Cross-posted at’s WLF contributor site

One of the best ways for a federal agency to justify its budget and seek similar or increased funds in the next fiscal year is to inject itself into the hot topics of the time.

For the U.S. Federal Trade Commission (FTC), one of those money-magnet hot topics has been health care costs. Lower health care costs are of course good for everyone, and combatting unlawful restraints on trade which increase costs is well within FTC’s authority. We don’t take issue with the Commission’s focus on health care. What we do question, however, is the Commission’s proclivity for targeting lawful business activity that FTC is convinced harms competition and increases prices.

WLF has touched upon one of these lawful activities quite a bit here, namely patent settlements between branded and generic drug companies where branded companies give something of value to generic companies. FTC is absolutely convinced these “reverse-payment settlements” are unlawful; courts have consistently disagreed with FTC, largely on the basis that patents offer drug makers a lawful monopoly, and the settlements don’t extend the patent term.

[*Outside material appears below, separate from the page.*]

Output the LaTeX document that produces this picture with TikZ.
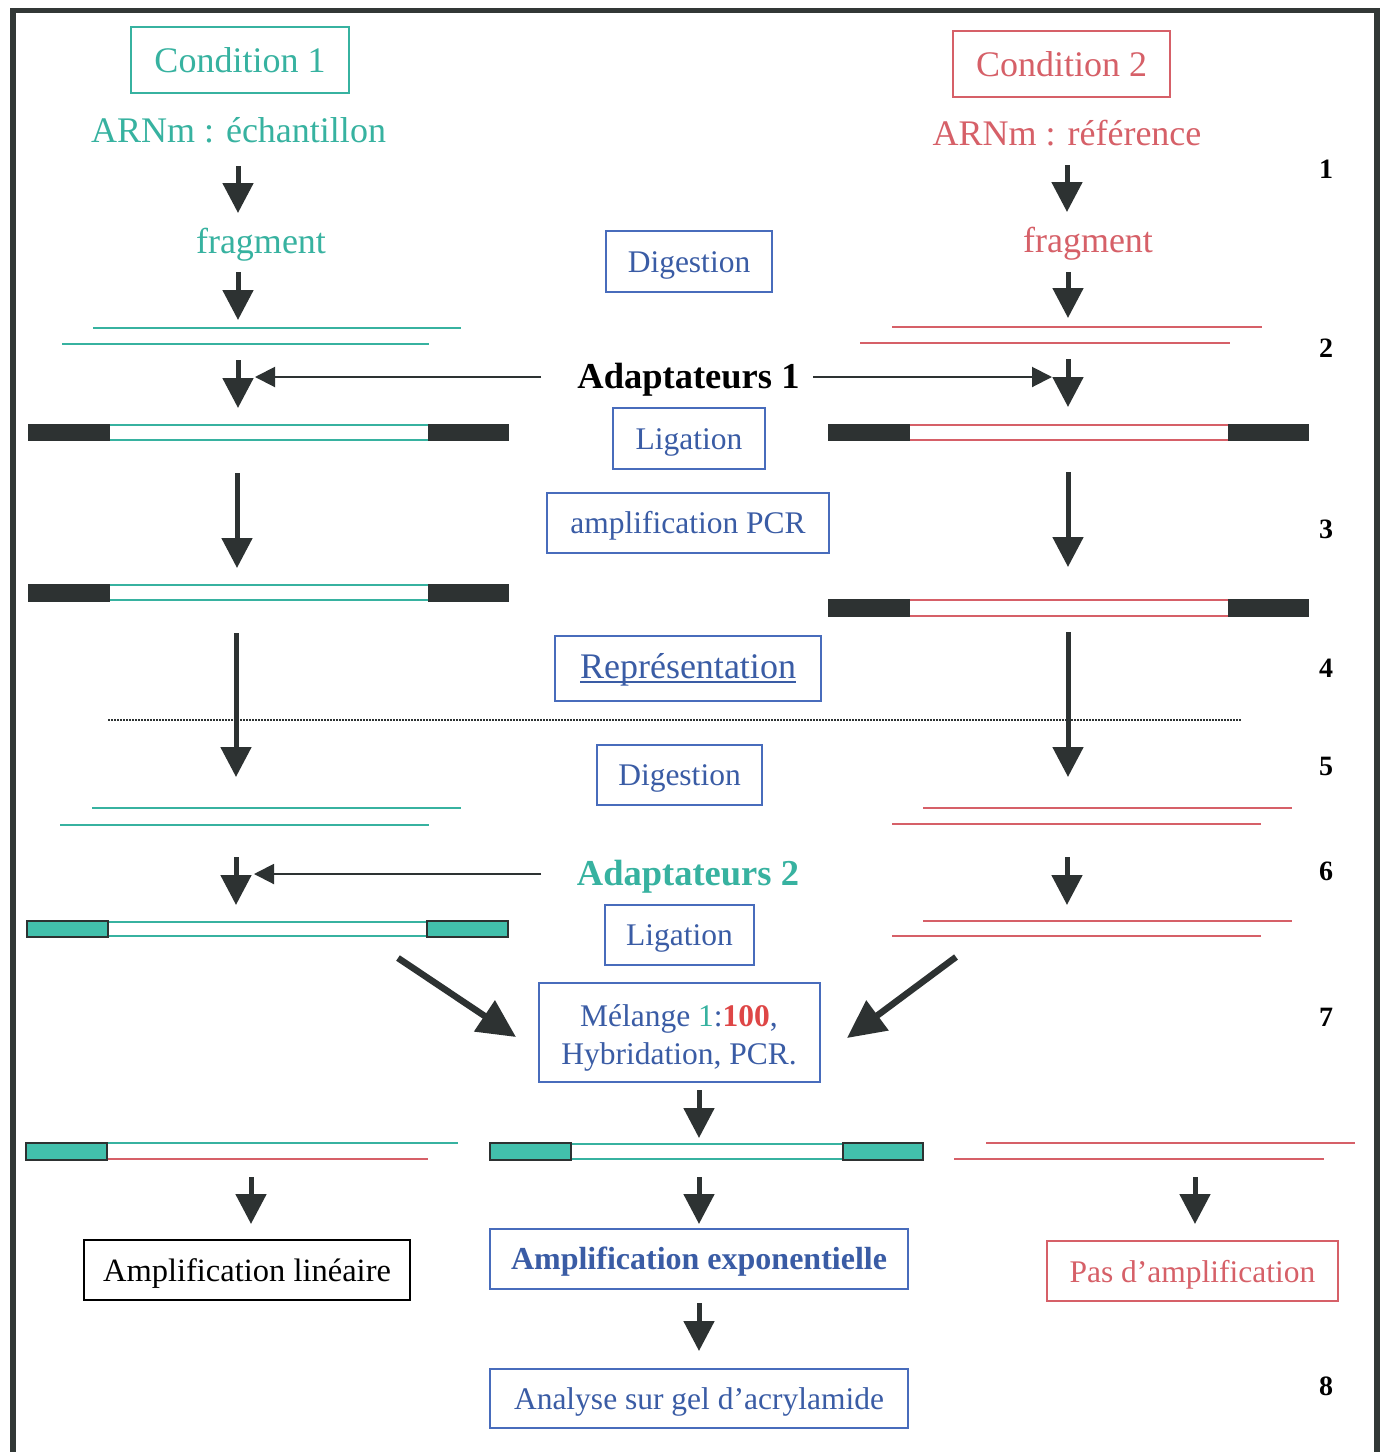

A May 23 article in The Washington Post focused on a newer object of FTC’s misguided ire: branded drug companies’ decision not to sell certain prescription products to generic companies who wish to make copies of these drugs. The drugs in question are subject to FDA-mandated risk evaluation mitigation strategies (REMS), which impose complex restrictions on their labeling, use, and distribution. The makers of these high-risk drugs argue they don’t want to sell large quantities to third parties who will conduct human trials over which the branded companies have no control. Third parties’ failure to follow the meticulous use provisions could result in liability litigation against the branded manufacturer.

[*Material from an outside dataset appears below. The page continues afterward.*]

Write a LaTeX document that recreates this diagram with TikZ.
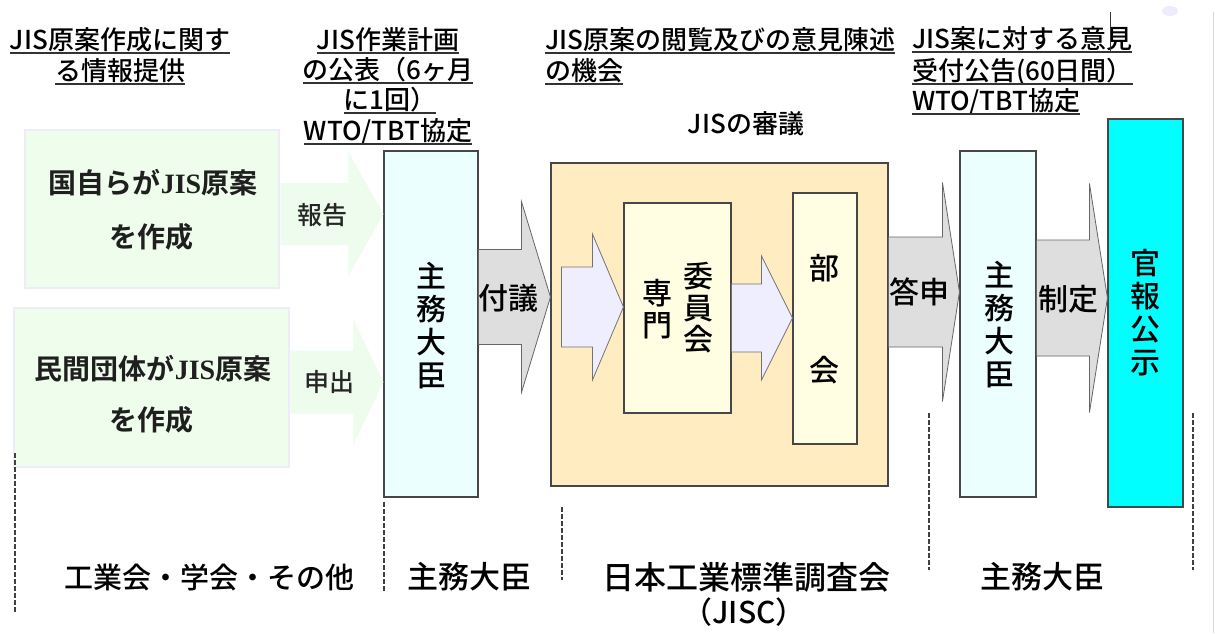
\documentclass[tikz,border=0pt]{standalone}
\usepackage{fontspec}
\setmainfont{Noto Sans CJK JP Medium}[BoldFont={Noto Sans CJK JP Bold}]
\newfontfamily\jisserif{Liberation Serif}
\usetikzlibrary{calc,shadows}
\definecolor{gbox}{HTML}{EEFDEC}
\definecolor{gborder}{HTML}{ECECFA}
\definecolor{garrow}{HTML}{EEFCEE}
\definecolor{mbox}{HTML}{EBFFFF}
\definecolor{jiscbox}{HTML}{FFECC0}
\definecolor{ybox}{HTML}{FFFEE2}
\definecolor{iarrow}{HTML}{EEEEFF}
\definecolor{grayarrow}{HTML}{DEDEDE}
\definecolor{kanpobox}{HTML}{00FFFF}
\newcommand\blockarrow[7]{%
  \path[#1] let \p1=#2, \p2=#3, \p3=(0,#4), \p4=(0,{#4-#5}), \p5=(0,{#4+#5}),
    \p6=(0,{#4-#6}), \p7=(0,{#4+#6}) in
  (\x1,\y4) -- ({\x2-#7pt},\y4) -- ({\x2-#7pt},\y6) -- (\x2,\y3) --
  ({\x2-#7pt},\y7) -- ({\x2-#7pt},\y5) -- (\x1,\y5) -- cycle;}
\begin{document}
\begin{tikzpicture}[x=1pt,y=-1pt,
  gboxst/.style={rectangle, fill=gbox, draw=gborder, line width=2.5pt, inner sep=0pt},
  boxst/.style={rectangle, draw=black!72, line width=1.1pt, inner sep=0pt,
    drop shadow={shadow xshift=1pt,shadow yshift=-1pt,opacity=.3}},
  garr/.style={fill=garrow, draw=none},
  grarr/.style={fill=grayarrow, draw=black!60, line width=0.8pt},
  iarr/.style={fill=iarrow, draw=black!55, line width=0.8pt},
  ulline/.style={draw=black!80, line width=1.8pt},
  hd/.style={inner sep=0pt, outer sep=0pt, font=\fontsize{26}{30}\selectfont,
    text height=22pt, text depth=4pt,
    append after command={(\tikzlastnode.south west) edge[ulline] (\tikzlastnode.south east)}},
  vt/.style={inner sep=0pt, align=center, font=\fontsize{30}{33}\selectfont},
  lbl/.style={inner sep=0pt, font=\fontsize{30}{34}\selectfont},
  gt/.style={inner sep=0pt, font=\fontsize{28}{32}\selectfont\bfseries, text=black!88},
  bt/.style={inner sep=0pt, font=\fontsize{31}{36}\selectfont},
  sep/.style={draw=black!75, line width=1.5pt, dash pattern=on 4.5pt off 2.5pt}
]
\useasboundingbox (0,0) rectangle (1215,633);
\fill[white] (0,0) rectangle (1215,633);

% boxes
\node[gboxst, minimum width=254pt, minimum height=158pt] (g1) at (152,209) {};
\node[gboxst, minimum width=275pt, minimum height=159pt] (g2) at (151.5,387.5) {};
\node[boxst, fill=mbox, minimum width=94pt, minimum height=346pt] (m1) at (431,324) {};
\node[boxst, fill=jiscbox, minimum width=337pt, minimum height=323pt] (jisc) at (719.5,324.5) {};
\node[boxst, fill=ybox, minimum width=107pt, minimum height=210pt] (sen) at (677.5,308) {};
\node[boxst, fill=ybox, minimum width=64pt, minimum height=251pt] (bukai) at (825,318.5) {};
\node[boxst, fill=mbox, minimum width=76pt, minimum height=346pt] (m2) at (998,324) {};
\node[boxst, fill=kanpobox, minimum width=75pt, minimum height=388pt] (kanpo) at (1145.5,313) {};

% block arrows
\blockarrow{garr}{(g1.east)}{(m1.west)}{214}{31}{62}{35}
\blockarrow{garr}{(g2.east)}{(m1.west)}{382}{31.5}{62.5}{30}
\blockarrow{grarr}{(m1.east)}{(jisc.west)}{297}{47.5}{95.5}{29}
\blockarrow{iarr}{($(jisc.west)+(11,0)$)}{(sen.west)}{307}{40}{73}{31}
\blockarrow{iarr}{(sen.east)}{(bukai.west)}{318}{34}{62}{31}
\blockarrow{grarr}{(jisc.east)}{(m2.west)}{292}{55}{109.5}{17}
\blockarrow{grarr}{(m2.east)}{(kanpo.west)}{298}{58}{114.5}{18}

% headers
\node[hd] (h1a) at (120,40) {JIS原案作成に関す};
\node[hd] (h1b) at (120,71) {る情報提供};
\node[hd] (h2a) at (388,40) {JIS作業計画};
\node[hd] (h2b) at (388,70) {の公表（6ヶ月};
\node[hd] (h2c) at (390,100) {に1回）};
\node[hd] (h2d) at (388,131) {WTO/TBT協定};
\node[hd, anchor=west] (h3a) at (545,40) {JIS原案の閲覧及びの意見陳述};
\node[hd, anchor=west] (h3b) at (545,71) {の機会};
\node[hd, anchor=west] (h4a) at (912,39) {JIS案に対する意見};
\node[hd, anchor=west] (h4b) at (912,71) {受付公告(60日間）};
\node[hd, anchor=west] (h4c) at (912,101) {WTO/TBT協定};
\node[inner sep=0pt, font=\fontsize{26}{30}\selectfont] (shingi) at (746,124) {JISの審議};

% box texts
\node[gt] (t1a) at (153,183) {国自らが{\jisserif JIS}原案};
\node[gt] (t1b) at (151,237) {を作成};
\node[gt] (t2a) at (153,369) {民間団体が{\jisserif JIS}原案};
\node[gt] (t2b) at (151,420) {を作成};
\node[inner sep=0pt, font=\fontsize{25}{30}\selectfont, text=black!85] (hokoku) at (322,215) {報告};
\node[inner sep=0pt, font=\fontsize{25}{30}\selectfont, text=black!85] (moshide) at (329,382) {申出};
\node[vt] (m1t) at (431,326) {主\\務\\大\\臣};
\node[lbl] (fugi) at (508,298) {付議};
\node[vt, font=\fontsize{30}{32}\selectfont] (sent) at (657,309) {専\\門};
\node[vt, font=\fontsize{30}{31.5}\selectfont] (iint) at (698,308) {委\\員\\会};
\node[vt, font=\fontsize{30}{102}\selectfont] (bukait) at (824,319) {部\\会};
\node[lbl] (toshin) at (919,292) {答申};
\node[vt] (m2t) at (999,325) {主\\務\\大\\臣};
\node[lbl] (seitei) at (1068,299) {制定};
\node[vt] (kanpot) at (1145,313) {官\\報\\公\\示};

% bottom labels
\node[bt, font=\fontsize{29}{34}\selectfont] (b1) at (209.5,577) {工業会・学会・その他};
\node[bt] (b2) at (469,577) {主務大臣};
\node[bt, font=\fontsize{32}{36}\selectfont] (b3) at (746.5,577) {日本工業標準調査会};
\node[bt, font=\fontsize{30}{36}\selectfont] (b3b) at (744,612) {（JISC）};
\node[bt] (b4) at (1042,577) {主務大臣};

% separators
\draw[sep] (15,453) -- (15,612);
\draw[sep] (384,502) -- (384,592);
\draw[sep] (562,507) -- (562,580);
\draw[sep] (929,413) -- (929,570);
\draw[sep] (1193,413) -- (1193,570);

% stray marks
\draw[black!80, line width=1pt] (1110,12) -- (1110,52);
\fill[gborder] (1170,11) ellipse [x radius=8, y radius=5];
\draw[black!15, line width=1pt] (1213,12) -- (1213,633);
\end{tikzpicture}
\end{document}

The generic companies believe the branded companies are refusing sales in order to delay competition. In one instance, a generic company facing this situation sought FDA’s intervention through a citizens petition. FDA has taken no action yet. Enter the FTC, which is, of course, convinced that branded drug companies have nefarious motivations. FTC Chairman Jon Lebowitz finds refusals to sell “particularly troubling,” and the Commission initiated an investigation against branded maker Celgene in 2009.

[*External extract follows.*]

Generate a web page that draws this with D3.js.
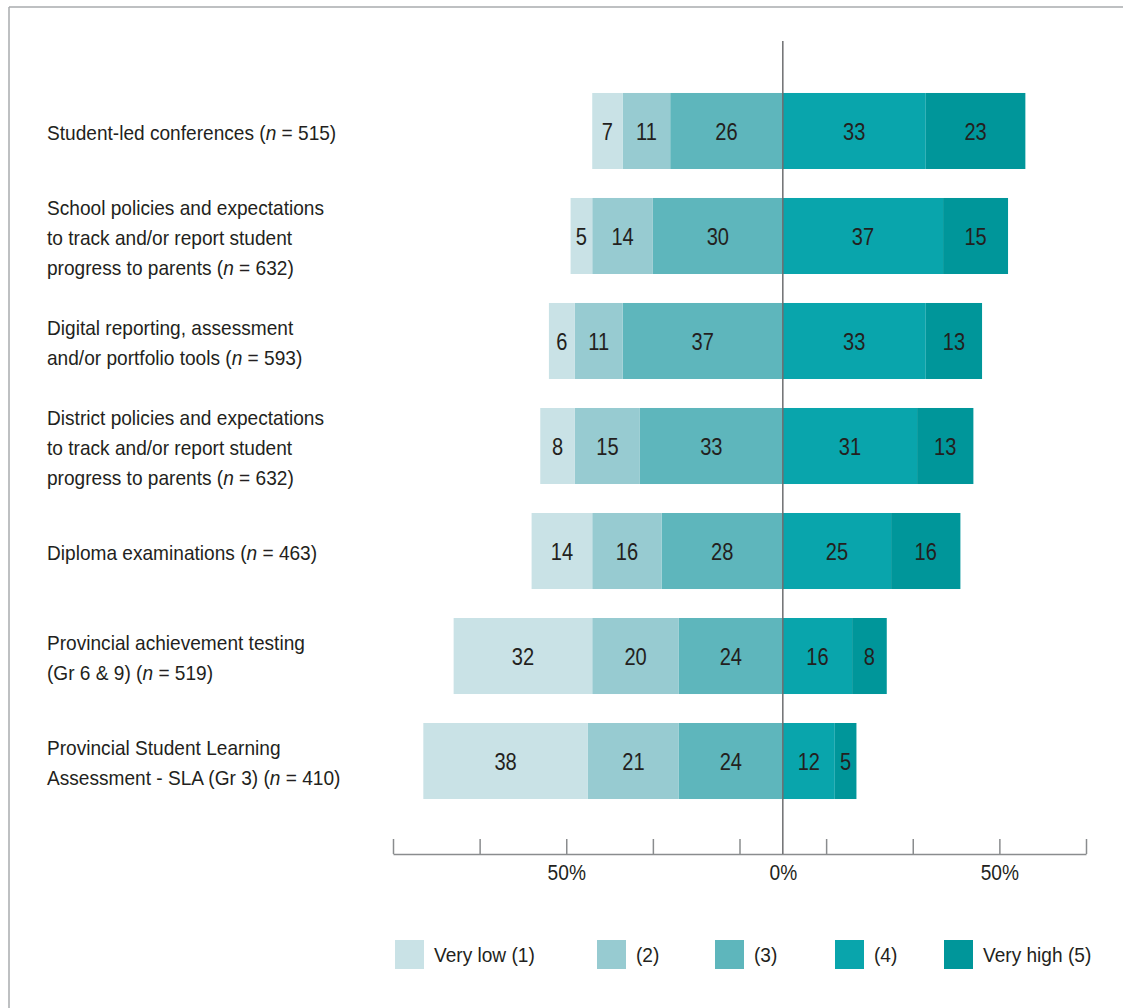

From our perspective, if this refusal to sell REMS-restricted drugs (for arguably valid reasons) is inconsistent with the public interest, then it should be Congress, not FTC or FDA, which acts. Congress considered an amendment to the Food, Drug & Cosmetic Act in 2007 putting a framework in place to move such sales forward, but the provision was removed prior to final passage.

The U.S. Senate turned its attention to this issue once again this year through the must-pass FDA user-fee bill (S.3187, the “Food and Drug Administration Safety and Innovation Act,” which passed last week). Section 1131 of the bill requires branded companies to sell REMS-restricted drugs to generics for the purpose of testing if HHS issues a written notice to the branded company. The generic company must certify that it will follow the HHS’s conditions of use. If after receiving HHS written notice the branded company refuses to sell, it will be in violation of its REMS. The bill does provide the branded company liability protection from suits arising out of the generic human trials. The House’s version of the user-fee bill, H.R. 5651, which passed yesterday, does not include a provision like S.3187’s § 1131.

WLF takes no position on whether such congressional action is appropriate. But certainly if some action is to be taken, we’d rather have our elected representatives do it, instead of leaving regulated entities to the whims of unelected bureaucrats.